Instructions to follow:
Copy nothing but the text: reproduce each line of the listing exactly and leave the pictures out.

Data segment:
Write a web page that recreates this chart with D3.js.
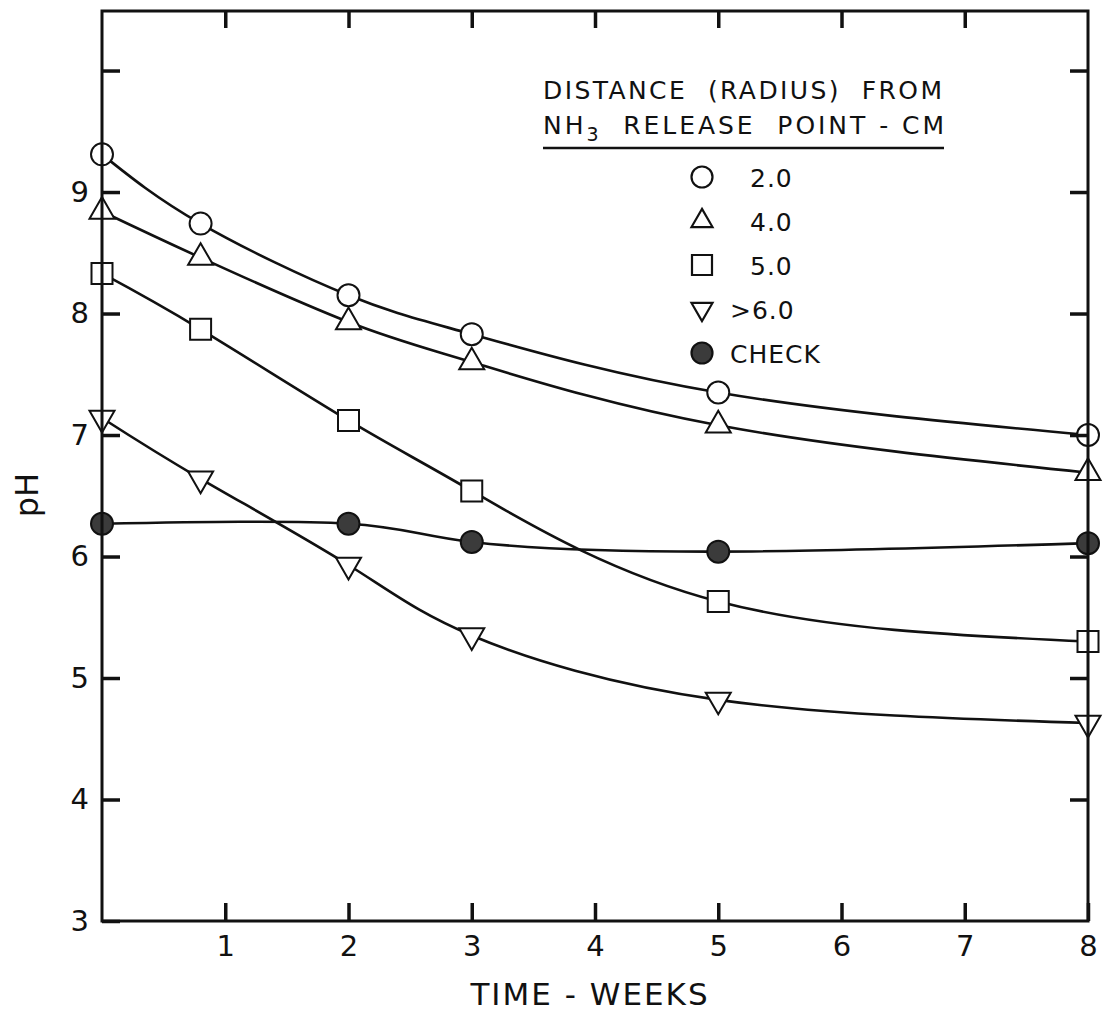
<!DOCTYPE html>
<html>
<head>
<meta charset="utf-8">
<script src="https://cdn.jsdelivr.net/npm/d3@7"></script>
<style>
    body { margin: 0; background: #fff; }
    text { font-family: "DejaVu Sans", sans-serif; fill: #111; }
</style>
</head>
<body>
<div id="chart-area"></div>
<script>
// pH vs time at several distances from the NH3 release point
const weeks = [0, 0.8, 2, 3, 5, 8]
const checkWeeks = [0, 2, 3, 5, 8]
const ph20 = [9.31, 8.74, 8.15, 7.83, 7.35, 7.00]
const ph40 = [8.84, 8.46, 7.93, 7.60, 7.08, 6.69]
const ph50 = [8.33, 7.87, 7.12, 6.54, 5.63, 5.30]
const ph60 = [7.14, 6.64, 5.93, 5.35, 4.82, 4.63]
const phCheck = [6.27, 6.27, 6.12, 6.04, 6.11]

const xTicks = [1, 2, 3, 4, 5, 6, 7, 8]
const yTicks = [3, 4, 5, 6, 7, 8, 9, 10]
const legendTitle1 = "DISTANCE  (RADIUS)  FROM"
const legendLabels = ["2.0", "4.0", "5.0", ">6.0", "CHECK"]

const MARGIN = { left: 102, right: 18, top: 11, bottom: 98 }
const WIDTH = 1106 - MARGIN.left - MARGIN.right
const HEIGHT = 1019 - MARGIN.top - MARGIN.bottom

const svg = d3.select("#chart-area").append("svg")
    .attr("width", 1106)
    .attr("height", 1019)

const g = svg.append("g")
    .attr("transform", `translate(${MARGIN.left}, ${MARGIN.top})`)

const x = d3.scaleLinear()
    .domain([0, 8])
    .range([0, WIDTH])

const y = d3.scaleLinear()
    .domain([3, 10.49])
    .range([HEIGHT, 0])

const series = [
    { name: "2.0", xs: weeks, ys: ph20, shape: "circle" },
    { name: "4.0", xs: weeks, ys: ph40, shape: "tri" },
    { name: "5.0", xs: weeks, ys: ph50, shape: "square" },
    { name: ">6.0", xs: weeks, ys: ph60, shape: "invtri" },
    { name: "CHECK", xs: checkWeeks, ys: phCheck, shape: "dot" }
]

function markerPath(shape, s) {
    if (shape === "circle" || shape === "dot") return d3.symbol(d3.symbolCircle, Math.PI * s * s / 4)()
    if (shape === "square") return d3.symbol(d3.symbolSquare, s * s)()
    return d3.symbol(d3.symbolTriangle, s * s * Math.sqrt(3) / 4)()
}

// smooth curves
const line = d3.line()
    .x(d => x(d[0]))
    .y(d => y(d[1]))
    .curve(d3.curveNatural)

series.forEach(s => {
    g.append("path")
        .attr("d", line(s.xs.map((w, i) => [w, s.ys[i]])))
        .attr("fill", "none")
        .attr("stroke", "#111")
        .attr("stroke-width", 2.6)
})

// markers
series.forEach(s => {
    g.selectAll(null)
        .data(s.xs.map((w, i) => [w, s.ys[i]]))
        .enter().append("path")
        .attr("d", markerPath(s.shape, s.shape === "square" ? 21 : s.shape === "tri" || s.shape === "invtri" ? 25 : 22))
        .attr("transform", d => `translate(${x(d[0])}, ${y(d[1])})` + (s.shape === "invtri" ? " rotate(180)" : ""))
        .attr("fill", s.shape === "dot" ? "#3b3b3b" : "#fff")
        .attr("stroke", "#111")
        .attr("stroke-width", 2)
})

// frame with inward ticks on all sides
g.append("rect")
    .attr("width", WIDTH)
    .attr("height", HEIGHT)
    .attr("fill", "none")
    .attr("stroke", "#111")
    .attr("stroke-width", 3)

const xAxisCall = d3.axisBottom(x)
    .tickValues(xTicks)
    .tickSize(-18)
    .tickPadding(14)
    .tickFormat(d => d)
g.append("g")
    .attr("class", "x axis")
    .attr("transform", `translate(0, ${HEIGHT})`)
    .call(xAxisCall)

const yAxisCall = d3.axisLeft(y)
    .tickValues(yTicks)
    .tickSize(-18)
    .tickPadding(13)
    .tickFormat(d => d === 10 ? "" : d)
g.append("g")
    .attr("class", "y axis")
    .call(yAxisCall)

g.append("g")
    .attr("class", "x axis")
    .call(d3.axisTop(x).tickValues(xTicks.slice(0, -1)).tickSize(-17).tickFormat(""))

g.append("g")
    .attr("class", "y axis")
    .attr("transform", `translate(${WIDTH}, 0)`)
    .call(d3.axisRight(y).tickValues(yTicks.slice(1)).tickSize(-18).tickFormat(""))

g.selectAll(".axis .domain").remove()
g.selectAll(".axis .tick line")
    .attr("stroke", "#111")
    .attr("stroke-width", 3.5)
g.selectAll(".axis .tick text")
    .attr("font-size", "29px")
    .attr("fill", "#111")
    .style("font-family", "'DejaVu Sans', sans-serif")

// axis titles
g.append("text")
    .attr("x", 590 - MARGIN.left)
    .attr("y", HEIGHT + 84)
    .attr("font-size", "31px")
    .attr("text-anchor", "middle")
    .attr("letter-spacing", "2px")
    .text("TIME - WEEKS")

g.append("text")
    .attr("x", -(495 - MARGIN.top))
    .attr("y", -64)
    .attr("font-size", "32px")
    .attr("text-anchor", "middle")
    .attr("transform", "rotate(-90)")
    .text("pH")

// legend
const leg = svg.append("g")

leg.append("text")
    .attr("x", 543)
    .attr("y", 99)
    .attr("font-size", "25px")
    .attr("textLength", 399)
    .attr("lengthAdjust", "spacing")
    .style("white-space", "pre")
    .text(legendTitle1)

const t2 = leg.append("text")
    .attr("x", 543)
    .attr("y", 134)
    .attr("font-size", "25px")
    .attr("textLength", 401)
    .attr("lengthAdjust", "spacing")
    .style("white-space", "pre")
t2.append("tspan").text("NH")
t2.append("tspan").attr("font-size", "19px").attr("dy", 7).text("3")
t2.append("tspan").attr("dy", -7).text("  RELEASE  POINT - CM")

leg.append("line")
    .attr("x1", 543)
    .attr("x2", 944)
    .attr("y1", 148)
    .attr("y2", 148)
    .attr("stroke", "#111")
    .attr("stroke-width", 2.5)

const rows = leg.selectAll(".legend-row")
    .data(series)
    .enter().append("g")
    .attr("class", "legend-row")
    .attr("transform", (d, i) => `translate(702, ${177 + i * 44})`)

rows.append("path")
    .attr("d", d => markerPath(d.shape, d.shape === "square" ? 20 : 21))
    .attr("transform", d => d.shape === "invtri" ? "rotate(180)" : null)
    .attr("fill", d => d.shape === "dot" ? "#3b3b3b" : "#fff")
    .attr("stroke", "#111")
    .attr("stroke-width", 2.2)

rows.append("text")
    .attr("x", (d, i) => legendLabels[i].match(/^\d/) ? 48 : 28)
    .attr("y", 10)
    .attr("font-size", "25px")
    .attr("letter-spacing", "1px")
    .text((d, i) => legendLabels[i])
</script>
</body>
</html>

Expected answer:
Write a web page that recreates this chart with D3.js.
<!DOCTYPE html>
<html>
<head>
<meta charset="utf-8">
<script src="https://cdn.jsdelivr.net/npm/d3@7"></script>
<style>
    body { margin: 0; background: #fff; }
    text { font-family: "DejaVu Sans", sans-serif; fill: #111; }
</style>
</head>
<body>
<div id="chart-area"></div>
<script>
// pH vs time at several distances from the NH3 release point
const weeks = [0, 0.8, 2, 3, 5, 8]
const checkWeeks = [0, 2, 3, 5, 8]
const ph20 = [9.31, 8.74, 8.15, 7.83, 7.35, 7.00]
const ph40 = [8.84, 8.46, 7.93, 7.60, 7.08, 6.69]
const ph50 = [8.33, 7.87, 7.12, 6.54, 5.63, 5.30]
const ph60 = [7.14, 6.64, 5.93, 5.35, 4.82, 4.63]
const phCheck = [6.27, 6.27, 6.12, 6.04, 6.11]

const xTicks = [1, 2, 3, 4, 5, 6, 7, 8]
const yTicks = [3, 4, 5, 6, 7, 8, 9, 10]
const legendTitle1 = "DISTANCE  (RADIUS)  FROM"
const legendLabels = ["2.0", "4.0", "5.0", ">6.0", "CHECK"]

const MARGIN = { left: 102, right: 18, top: 11, bottom: 98 }
const WIDTH = 1106 - MARGIN.left - MARGIN.right
const HEIGHT = 1019 - MARGIN.top - MARGIN.bottom

const svg = d3.select("#chart-area").append("svg")
    .attr("width", 1106)
    .attr("height", 1019)

const g = svg.append("g")
    .attr("transform", `translate(${MARGIN.left}, ${MARGIN.top})`)

const x = d3.scaleLinear()
    .domain([0, 8])
    .range([0, WIDTH])

const y = d3.scaleLinear()
    .domain([3, 10.49])
    .range([HEIGHT, 0])

const series = [
    { name: "2.0", xs: weeks, ys: ph20, shape: "circle" },
    { name: "4.0", xs: weeks, ys: ph40, shape: "tri" },
    { name: "5.0", xs: weeks, ys: ph50, shape: "square" },
    { name: ">6.0", xs: weeks, ys: ph60, shape: "invtri" },
    { name: "CHECK", xs: checkWeeks, ys: phCheck, shape: "dot" }
]

function markerPath(shape, s) {
    if (shape === "circle" || shape === "dot") return d3.symbol(d3.symbolCircle, Math.PI * s * s / 4)()
    if (shape === "square") return d3.symbol(d3.symbolSquare, s * s)()
    return d3.symbol(d3.symbolTriangle, s * s * Math.sqrt(3) / 4)()
}

// smooth curves
const line = d3.line()
    .x(d => x(d[0]))
    .y(d => y(d[1]))
    .curve(d3.curveNatural)

series.forEach(s => {
    g.append("path")
        .attr("d", line(s.xs.map((w, i) => [w, s.ys[i]])))
        .attr("fill", "none")
        .attr("stroke", "#111")
        .attr("stroke-width", 2.6)
})

// markers
series.forEach(s => {
    g.selectAll(null)
        .data(s.xs.map((w, i) => [w, s.ys[i]]))
        .enter().append("path")
        .attr("d", markerPath(s.shape, s.shape === "square" ? 21 : s.shape === "tri" || s.shape === "invtri" ? 25 : 22))
        .attr("transform", d => `translate(${x(d[0])}, ${y(d[1])})` + (s.shape === "invtri" ? " rotate(180)" : ""))
        .attr("fill", s.shape === "dot" ? "#3b3b3b" : "#fff")
        .attr("stroke", "#111")
        .attr("stroke-width", 2)
})

// frame with inward ticks on all sides
g.append("rect")
    .attr("width", WIDTH)
    .attr("height", HEIGHT)
    .attr("fill", "none")
    .attr("stroke", "#111")
    .attr("stroke-width", 3)

const xAxisCall = d3.axisBottom(x)
    .tickValues(xTicks)
    .tickSize(-18)
    .tickPadding(14)
    .tickFormat(d => d)
g.append("g")
    .attr("class", "x axis")
    .attr("transform", `translate(0, ${HEIGHT})`)
    .call(xAxisCall)

const yAxisCall = d3.axisLeft(y)
    .tickValues(yTicks)
    .tickSize(-18)
    .tickPadding(13)
    .tickFormat(d => d === 10 ? "" : d)
g.append("g")
    .attr("class", "y axis")
    .call(yAxisCall)

g.append("g")
    .attr("class", "x axis")
    .call(d3.axisTop(x).tickValues(xTicks.slice(0, -1)).tickSize(-17).tickFormat(""))

g.append("g")
    .attr("class", "y axis")
    .attr("transform", `translate(${WIDTH}, 0)`)
    .call(d3.axisRight(y).tickValues(yTicks.slice(1)).tickSize(-18).tickFormat(""))

g.selectAll(".axis .domain").remove()
g.selectAll(".axis .tick line")
    .attr("stroke", "#111")
    .attr("stroke-width", 3.5)
g.selectAll(".axis .tick text")
    .attr("font-size", "29px")
    .attr("fill", "#111")
    .style("font-family", "'DejaVu Sans', sans-serif")

// axis titles
g.append("text")
    .attr("x", 590 - MARGIN.left)
    .attr("y", HEIGHT + 84)
    .attr("font-size", "31px")
    .attr("text-anchor", "middle")
    .attr("letter-spacing", "2px")
    .text("TIME - WEEKS")

g.append("text")
    .attr("x", -(495 - MARGIN.top))
    .attr("y", -64)
    .attr("font-size", "32px")
    .attr("text-anchor", "middle")
    .attr("transform", "rotate(-90)")
    .text("pH")

// legend
const leg = svg.append("g")

leg.append("text")
    .attr("x", 543)
    .attr("y", 99)
    .attr("font-size", "25px")
    .attr("textLength", 399)
    .attr("lengthAdjust", "spacing")
    .style("white-space", "pre")
    .text(legendTitle1)

const t2 = leg.append("text")
    .attr("x", 543)
    .attr("y", 134)
    .attr("font-size", "25px")
    .attr("textLength", 401)
    .attr("lengthAdjust", "spacing")
    .style("white-space", "pre")
t2.append("tspan").text("NH")
t2.append("tspan").attr("font-size", "19px").attr("dy", 7).text("3")
t2.append("tspan").attr("dy", -7).text("  RELEASE  POINT - CM")

leg.append("line")
    .attr("x1", 543)
    .attr("x2", 944)
    .attr("y1", 148)
    .attr("y2", 148)
    .attr("stroke", "#111")
    .attr("stroke-width", 2.5)

const rows = leg.selectAll(".legend-row")
    .data(series)
    .enter().append("g")
    .attr("class", "legend-row")
    .attr("transform", (d, i) => `translate(702, ${177 + i * 44})`)

rows.append("path")
    .attr("d", d => markerPath(d.shape, d.shape === "square" ? 20 : 21))
    .attr("transform", d => d.shape === "invtri" ? "rotate(180)" : null)
    .attr("fill", d => d.shape === "dot" ? "#3b3b3b" : "#fff")
    .attr("stroke", "#111")
    .attr("stroke-width", 2.2)

rows.append("text")
    .attr("x", (d, i) => legendLabels[i].match(/^\d/) ? 48 : 28)
    .attr("y", 10)
    .attr("font-size", "25px")
    .attr("letter-spacing", "1px")
    .text((d, i) => legendLabels[i])
</script>
</body>
</html>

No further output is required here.